(Side note, again … I’m behind in posting … so some of this is written in the wrong tense, because it should have been posted like 3ish weeks ago.)
So we’re under contract for our first house.
It sold in 3 days, and the process has been only a little bit tumultuous.
Our realtor is great.
The realtor on the other side … not so great.
But, we’ve gotten through it.
The buyer’s realtor was not always consistent with her/their requests. (She has a whole team working on this and we were never quite sure which lady was in charge of which task?) So, now, everything is done through this scheduling app now, where she requests appointments and we can approve, deny, or suggest different times, etc. And after the whole house inspection, she kept trying to get in the house by just booking her own appointments. She can’t do that. There has to be a reason she wants in the house; and she must explicitly say what contractor or company is coming with her to inspect our house. Like, she can’t just request an appointment for the buyer to come back and marvel at the house she’s about to buy … unless she specifically states that’s her intention and we approve it. Our realtor had to deal with all of that and it came up a few times … this scheduling app should make things more efficient and seamless … except when grown-ups don’t use it properly. 😉
So, with the inspections, we weren’t sure what to expect. Whole house inspectors can be scrupulous or keep it surface level. We’ve done A LOT to this house; so, there wasn’t that much a buyer could legitimately ask for … but there is ALWAYS something. (Aren’t inspectors required to find something?? wink wink)
Anyway, there were one snafu that we did find humorous … Her whole house inspector couldn’t find the vent in the guest bedroom. He stated in his report that there was no heat in that room, so then the buyer came back and said it couldn’t be considered a bedroom and wanted an HVAC guy to come out and estimate costs to install HVAC. Umm, the vent is on the wall right next to the closet. I guess, there was a small cart in front of it, and he would have had to move that, so …? Anyway, we approved the HVAC guy. I moved the cart before he came (just in case …). He didn’t find any problems, at least not that the buyer told us about anyway. Just said that the air conditioner could be cleaned and the bushes cut back more to provide better circulation and space around the unit. Agreed. Totally reasonable. (but she didn’t ask us to do any of that.)

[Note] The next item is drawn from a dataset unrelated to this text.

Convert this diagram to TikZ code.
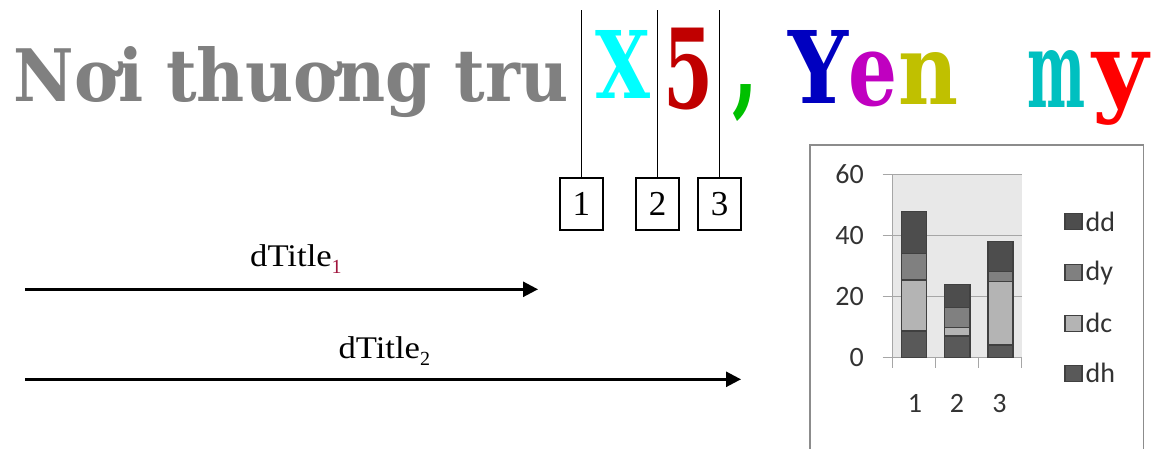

Other than that, most of the report was pretty basic. Her requests … well, let’s just say they were not what we would have asked for … but they were (for the most part) totally reasonable.
She asked for:
- Sellers to tear down the ivy attached to the house. We agreed to this. There is ivy on the chimney, which will just grow back this summer; but we’ll tear it down (or pay a friend’s kid to tear it down). Also pictured were these flowering vines in the back that grown on lattice … but apparently, her inspector didn’t know that it wasn’t ivy, nor that there was lattice behind it and reported that it was growing on the siding. Whatever, I’ll tear that down too (and it’ll just grow back this summer). These are technically just house maintenance items, typically not found on inspection request … but we just agreed to them anyway.
- Seller to repair temperature relief valve on H2O heater. This was a legitimate request and we paid a plumber to take care of it.
- Seller to install railing on stairs to basement. Again, a legitimate request, and we installed one.
- Seller to install GCFI outlets at all receptacles within 6’ of water supplies. I guess this would have been a legitimate request, if any of the outlets with 6’ of a water supply didn’t already have GFCI outlets installed? The kitchen, bathrooms, and outdoor outlets are already GCFI, and it was clearly stated on her inspection report. Hher inspector did recommend upgrading the garage and basement outlets, but those are necessary and she didn’t ask for that. So, we didn’t do anything with this request.
- Seller to present check (in a ridiculous amount) to buyer at closing for repairs of disintegrating windows. So, our windows are definitely in different levels of disarray. Some windows are painted and the pulley systems work just fine. Other windows don’t open very far, the pulley systems don’t work, the seals are disintegrated, the glazing is worn or gone … you get the idea. The windows are original (read: almost 100 years old). They still have that wavy glass in them that add to the character of the house. We can open all of the windows, but some of them need a stick to prop them up. They all have screens and storm windows that fit nicely. AND, the windows are something that you don’t need an inspector to give you feedback on – you can SEE them when you tour the house and make your offer. Also, the back windows in our house are newer and in complete working condition). So, we said no, and she said that she wanted something because the windows were “definitely a hazard and safety issue because of the missing pulleys and chipping paint.” (Don’t lick the windows, please!) So, we decided we didn’t want to actually DO anything to the windows … but we will buy the Oakwood-approved special clips that keep the windows open when the pulley system is broken, AND give her a check for a small, but reasonable amount to have the windows painted and/or repaired.
Anyway, it’s over now.
We’re all finished up.
And closing is happening next week!
And then we’ll be down to just ONE house.
And it will be glorious.
In the meantime, this house is a disaster – moving is messy, even when we’re trying to be organized about it.